[Excerpt from a dataset]
# # # # #

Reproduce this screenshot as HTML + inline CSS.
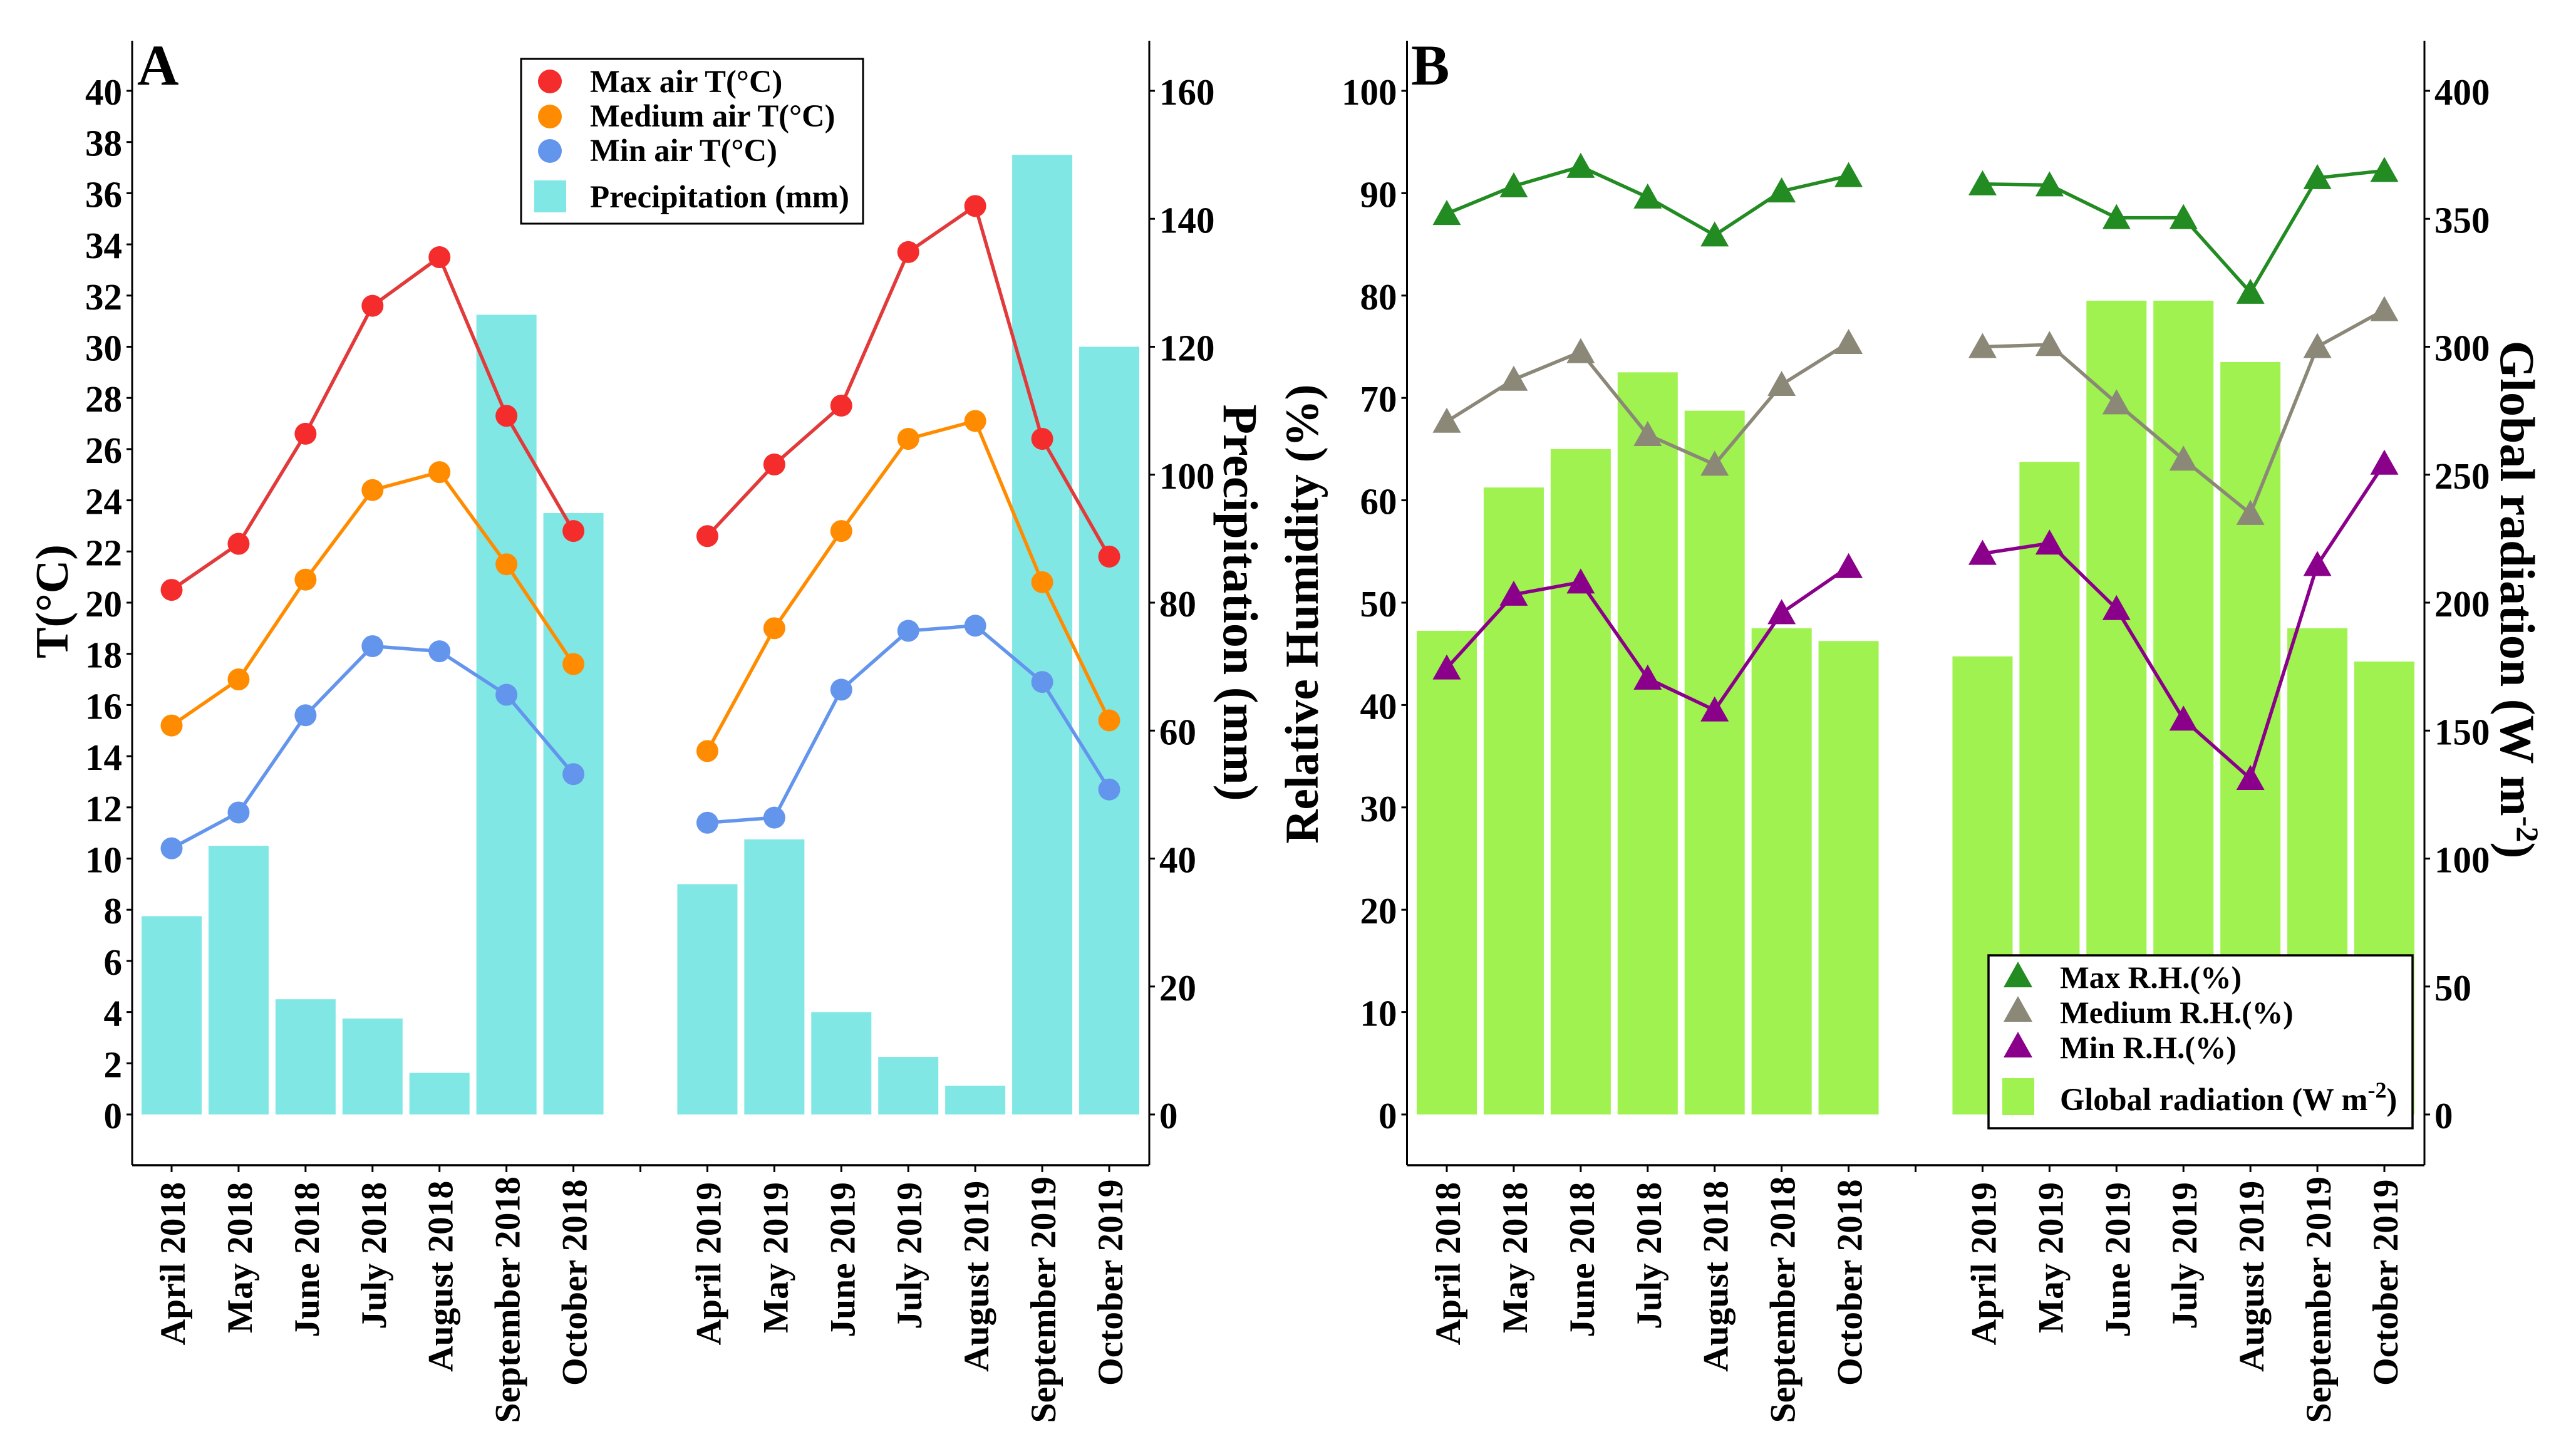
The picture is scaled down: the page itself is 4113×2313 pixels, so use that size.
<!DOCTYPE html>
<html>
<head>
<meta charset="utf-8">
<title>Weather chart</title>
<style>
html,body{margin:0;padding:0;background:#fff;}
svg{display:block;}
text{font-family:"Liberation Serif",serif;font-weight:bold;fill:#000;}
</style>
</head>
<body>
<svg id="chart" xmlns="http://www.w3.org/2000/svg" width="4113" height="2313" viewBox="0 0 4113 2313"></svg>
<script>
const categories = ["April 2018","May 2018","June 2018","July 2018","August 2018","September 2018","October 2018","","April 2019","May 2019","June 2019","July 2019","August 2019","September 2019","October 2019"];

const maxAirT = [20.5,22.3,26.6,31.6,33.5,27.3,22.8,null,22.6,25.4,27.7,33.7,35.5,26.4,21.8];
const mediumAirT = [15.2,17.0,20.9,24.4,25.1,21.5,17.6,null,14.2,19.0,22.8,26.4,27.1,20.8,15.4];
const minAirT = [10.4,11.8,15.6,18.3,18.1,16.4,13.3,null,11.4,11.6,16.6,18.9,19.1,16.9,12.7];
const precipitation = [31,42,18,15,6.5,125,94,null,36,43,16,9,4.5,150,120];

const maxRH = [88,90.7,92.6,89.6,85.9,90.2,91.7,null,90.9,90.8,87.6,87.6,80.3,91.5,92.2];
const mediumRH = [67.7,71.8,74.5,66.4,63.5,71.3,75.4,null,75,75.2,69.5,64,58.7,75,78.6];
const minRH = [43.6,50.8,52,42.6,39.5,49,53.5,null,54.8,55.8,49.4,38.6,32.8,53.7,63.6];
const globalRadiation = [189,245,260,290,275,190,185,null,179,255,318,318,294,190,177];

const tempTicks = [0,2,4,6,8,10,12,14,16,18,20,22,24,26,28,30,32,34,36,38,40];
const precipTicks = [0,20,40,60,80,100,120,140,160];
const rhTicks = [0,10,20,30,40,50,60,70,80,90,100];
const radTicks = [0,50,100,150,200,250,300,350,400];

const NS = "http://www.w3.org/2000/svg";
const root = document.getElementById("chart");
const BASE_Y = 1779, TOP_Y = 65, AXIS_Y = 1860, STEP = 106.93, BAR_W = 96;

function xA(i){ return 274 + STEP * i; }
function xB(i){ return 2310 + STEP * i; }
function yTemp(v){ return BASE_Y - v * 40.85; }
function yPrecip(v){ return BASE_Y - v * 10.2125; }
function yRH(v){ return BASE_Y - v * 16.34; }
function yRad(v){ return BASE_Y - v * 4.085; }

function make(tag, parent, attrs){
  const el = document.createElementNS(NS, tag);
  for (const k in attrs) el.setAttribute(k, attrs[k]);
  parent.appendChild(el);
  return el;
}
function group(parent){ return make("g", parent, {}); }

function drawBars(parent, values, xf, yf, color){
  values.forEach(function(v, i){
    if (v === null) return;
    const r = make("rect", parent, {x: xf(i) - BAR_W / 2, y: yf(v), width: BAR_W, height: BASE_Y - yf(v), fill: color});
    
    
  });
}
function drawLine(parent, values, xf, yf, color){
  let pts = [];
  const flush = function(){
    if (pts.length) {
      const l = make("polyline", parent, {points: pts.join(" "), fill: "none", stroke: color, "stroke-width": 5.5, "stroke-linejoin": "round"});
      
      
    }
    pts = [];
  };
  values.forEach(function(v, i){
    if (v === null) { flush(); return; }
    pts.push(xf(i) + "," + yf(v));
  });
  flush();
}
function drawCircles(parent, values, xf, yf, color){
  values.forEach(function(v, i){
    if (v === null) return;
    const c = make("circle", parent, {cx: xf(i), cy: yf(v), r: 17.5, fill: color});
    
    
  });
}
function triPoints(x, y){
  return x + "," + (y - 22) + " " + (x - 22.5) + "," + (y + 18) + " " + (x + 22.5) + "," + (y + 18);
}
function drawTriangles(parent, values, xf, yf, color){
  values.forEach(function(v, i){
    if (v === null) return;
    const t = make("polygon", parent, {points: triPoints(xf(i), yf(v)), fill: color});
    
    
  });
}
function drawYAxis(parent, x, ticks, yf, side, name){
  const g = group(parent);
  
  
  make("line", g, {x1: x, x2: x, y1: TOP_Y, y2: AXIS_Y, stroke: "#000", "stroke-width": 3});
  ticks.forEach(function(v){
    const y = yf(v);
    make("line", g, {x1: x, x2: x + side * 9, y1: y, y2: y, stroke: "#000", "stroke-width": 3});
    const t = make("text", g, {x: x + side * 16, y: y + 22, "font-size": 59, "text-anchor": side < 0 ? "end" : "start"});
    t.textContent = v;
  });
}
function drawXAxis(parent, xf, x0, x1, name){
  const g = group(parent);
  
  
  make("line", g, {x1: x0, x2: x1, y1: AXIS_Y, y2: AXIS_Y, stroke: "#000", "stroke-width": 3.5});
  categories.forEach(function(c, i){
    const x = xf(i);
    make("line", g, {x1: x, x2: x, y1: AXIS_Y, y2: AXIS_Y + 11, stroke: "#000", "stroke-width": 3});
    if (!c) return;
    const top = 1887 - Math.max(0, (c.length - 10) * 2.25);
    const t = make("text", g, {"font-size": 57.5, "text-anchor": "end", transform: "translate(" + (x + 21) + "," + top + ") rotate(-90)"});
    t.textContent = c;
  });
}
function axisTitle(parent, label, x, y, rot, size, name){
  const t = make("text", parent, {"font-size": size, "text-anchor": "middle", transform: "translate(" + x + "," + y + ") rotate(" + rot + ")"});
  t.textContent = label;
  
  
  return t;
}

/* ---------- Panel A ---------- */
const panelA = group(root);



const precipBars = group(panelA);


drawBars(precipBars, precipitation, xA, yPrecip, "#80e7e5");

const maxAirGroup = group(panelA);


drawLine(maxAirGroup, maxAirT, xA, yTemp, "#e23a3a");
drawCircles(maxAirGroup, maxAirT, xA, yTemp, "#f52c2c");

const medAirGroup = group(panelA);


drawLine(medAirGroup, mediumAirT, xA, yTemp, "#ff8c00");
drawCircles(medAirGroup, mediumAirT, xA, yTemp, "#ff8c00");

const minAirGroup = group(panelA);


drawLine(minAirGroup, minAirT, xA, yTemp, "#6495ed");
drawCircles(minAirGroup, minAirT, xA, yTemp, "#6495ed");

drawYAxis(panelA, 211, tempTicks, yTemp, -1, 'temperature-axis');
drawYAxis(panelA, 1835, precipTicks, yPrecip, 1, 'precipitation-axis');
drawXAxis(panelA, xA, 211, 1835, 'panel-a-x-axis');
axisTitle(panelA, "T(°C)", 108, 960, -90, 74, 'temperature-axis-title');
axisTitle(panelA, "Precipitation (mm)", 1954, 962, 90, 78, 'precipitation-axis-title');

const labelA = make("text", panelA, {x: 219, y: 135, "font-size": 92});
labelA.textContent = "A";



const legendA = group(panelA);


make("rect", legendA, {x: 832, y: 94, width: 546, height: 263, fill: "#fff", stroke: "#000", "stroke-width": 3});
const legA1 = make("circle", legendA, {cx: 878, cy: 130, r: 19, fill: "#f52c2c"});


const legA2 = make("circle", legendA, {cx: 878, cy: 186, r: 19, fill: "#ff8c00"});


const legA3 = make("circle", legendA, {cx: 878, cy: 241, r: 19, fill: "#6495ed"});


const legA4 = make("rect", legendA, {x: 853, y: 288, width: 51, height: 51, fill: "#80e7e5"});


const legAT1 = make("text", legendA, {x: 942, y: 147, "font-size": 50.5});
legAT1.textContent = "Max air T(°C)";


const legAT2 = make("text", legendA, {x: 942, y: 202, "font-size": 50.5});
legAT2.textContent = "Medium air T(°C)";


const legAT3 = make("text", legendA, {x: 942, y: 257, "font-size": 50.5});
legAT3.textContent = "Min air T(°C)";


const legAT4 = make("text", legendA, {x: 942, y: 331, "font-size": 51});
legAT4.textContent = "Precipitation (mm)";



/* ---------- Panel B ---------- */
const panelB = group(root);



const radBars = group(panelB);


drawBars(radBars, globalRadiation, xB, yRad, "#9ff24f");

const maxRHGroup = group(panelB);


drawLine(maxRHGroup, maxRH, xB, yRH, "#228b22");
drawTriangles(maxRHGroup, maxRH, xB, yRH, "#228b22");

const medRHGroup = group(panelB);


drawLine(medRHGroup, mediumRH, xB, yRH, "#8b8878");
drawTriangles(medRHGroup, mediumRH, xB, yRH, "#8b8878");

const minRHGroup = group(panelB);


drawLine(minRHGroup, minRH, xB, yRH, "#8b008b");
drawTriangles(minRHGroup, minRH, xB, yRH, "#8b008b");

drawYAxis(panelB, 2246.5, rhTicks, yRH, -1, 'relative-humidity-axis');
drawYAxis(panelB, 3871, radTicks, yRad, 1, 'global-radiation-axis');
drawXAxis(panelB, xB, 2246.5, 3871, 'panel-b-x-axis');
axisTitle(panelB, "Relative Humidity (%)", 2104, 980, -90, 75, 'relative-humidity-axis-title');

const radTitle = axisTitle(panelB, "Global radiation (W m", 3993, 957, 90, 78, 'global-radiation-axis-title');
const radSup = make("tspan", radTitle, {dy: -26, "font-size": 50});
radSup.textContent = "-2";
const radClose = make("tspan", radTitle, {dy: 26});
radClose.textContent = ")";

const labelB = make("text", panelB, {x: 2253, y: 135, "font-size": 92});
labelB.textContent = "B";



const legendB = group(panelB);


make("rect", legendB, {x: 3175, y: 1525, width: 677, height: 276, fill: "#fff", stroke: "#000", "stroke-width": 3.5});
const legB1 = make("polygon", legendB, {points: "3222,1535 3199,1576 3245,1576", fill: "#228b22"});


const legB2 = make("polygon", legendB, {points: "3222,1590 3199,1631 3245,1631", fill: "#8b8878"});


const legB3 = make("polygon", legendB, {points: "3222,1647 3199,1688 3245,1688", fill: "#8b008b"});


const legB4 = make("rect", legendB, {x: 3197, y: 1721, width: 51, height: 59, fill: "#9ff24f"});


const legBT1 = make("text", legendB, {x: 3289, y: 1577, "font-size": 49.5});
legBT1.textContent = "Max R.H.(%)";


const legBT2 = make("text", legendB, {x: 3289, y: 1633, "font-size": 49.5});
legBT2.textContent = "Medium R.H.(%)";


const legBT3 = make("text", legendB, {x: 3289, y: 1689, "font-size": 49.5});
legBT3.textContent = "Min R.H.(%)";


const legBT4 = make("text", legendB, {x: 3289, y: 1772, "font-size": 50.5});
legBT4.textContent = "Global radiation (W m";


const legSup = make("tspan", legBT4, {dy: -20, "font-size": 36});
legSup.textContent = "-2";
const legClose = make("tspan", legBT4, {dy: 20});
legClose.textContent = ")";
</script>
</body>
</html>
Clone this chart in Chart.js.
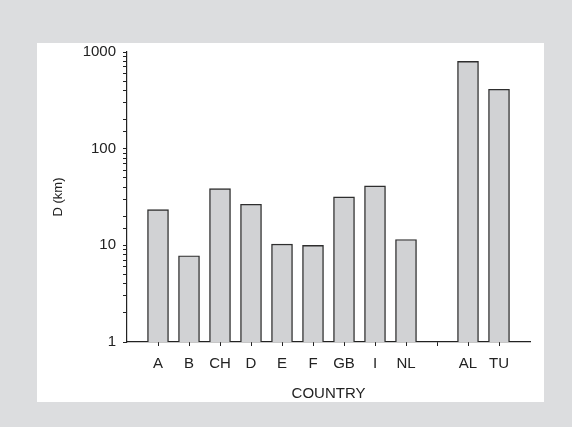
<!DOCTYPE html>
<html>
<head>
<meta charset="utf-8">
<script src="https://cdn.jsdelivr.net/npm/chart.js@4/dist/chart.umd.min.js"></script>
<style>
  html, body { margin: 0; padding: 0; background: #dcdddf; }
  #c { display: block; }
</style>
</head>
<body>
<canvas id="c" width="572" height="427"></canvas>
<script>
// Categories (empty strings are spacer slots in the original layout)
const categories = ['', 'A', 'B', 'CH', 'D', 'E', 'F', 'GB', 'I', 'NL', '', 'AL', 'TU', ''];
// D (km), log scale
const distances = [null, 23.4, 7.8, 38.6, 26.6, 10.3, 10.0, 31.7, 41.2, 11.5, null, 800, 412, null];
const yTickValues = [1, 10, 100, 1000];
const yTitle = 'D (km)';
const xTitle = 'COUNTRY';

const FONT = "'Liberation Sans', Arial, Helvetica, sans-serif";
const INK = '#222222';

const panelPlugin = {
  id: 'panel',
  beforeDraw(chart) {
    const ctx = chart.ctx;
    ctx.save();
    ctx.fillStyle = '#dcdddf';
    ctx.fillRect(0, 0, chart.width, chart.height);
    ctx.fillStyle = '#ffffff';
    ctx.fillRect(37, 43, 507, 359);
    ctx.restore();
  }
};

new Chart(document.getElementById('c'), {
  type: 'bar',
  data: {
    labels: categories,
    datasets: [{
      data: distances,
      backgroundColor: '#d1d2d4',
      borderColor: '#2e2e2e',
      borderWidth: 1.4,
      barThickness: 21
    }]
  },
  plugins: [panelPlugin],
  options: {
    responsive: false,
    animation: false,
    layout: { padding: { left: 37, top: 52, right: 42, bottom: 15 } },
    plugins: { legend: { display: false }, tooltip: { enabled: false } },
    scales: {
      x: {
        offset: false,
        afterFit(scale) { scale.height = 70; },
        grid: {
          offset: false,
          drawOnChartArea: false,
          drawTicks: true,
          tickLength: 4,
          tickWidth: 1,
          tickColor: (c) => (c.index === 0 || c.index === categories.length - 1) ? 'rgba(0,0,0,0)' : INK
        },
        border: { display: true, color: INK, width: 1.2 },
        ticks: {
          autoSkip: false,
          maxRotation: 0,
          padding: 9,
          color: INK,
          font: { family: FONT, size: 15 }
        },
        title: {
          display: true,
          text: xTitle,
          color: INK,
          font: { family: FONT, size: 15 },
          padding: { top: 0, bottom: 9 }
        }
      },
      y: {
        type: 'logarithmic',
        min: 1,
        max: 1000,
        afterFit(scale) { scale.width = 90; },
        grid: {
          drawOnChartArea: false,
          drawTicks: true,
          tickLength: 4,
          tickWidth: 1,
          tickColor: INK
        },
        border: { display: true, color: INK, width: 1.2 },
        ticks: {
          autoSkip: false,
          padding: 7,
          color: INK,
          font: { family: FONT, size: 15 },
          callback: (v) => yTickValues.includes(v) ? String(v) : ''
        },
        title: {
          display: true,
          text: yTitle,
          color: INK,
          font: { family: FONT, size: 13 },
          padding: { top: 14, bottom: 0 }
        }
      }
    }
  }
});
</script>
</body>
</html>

# # # # #

## SET PROBLEM:
Filter the records above for "this" and copy every matching line.

## FINAL RESULT:
Reproduce this screenshot as HTML + inline CSS.
Clone this chart in Chart.js.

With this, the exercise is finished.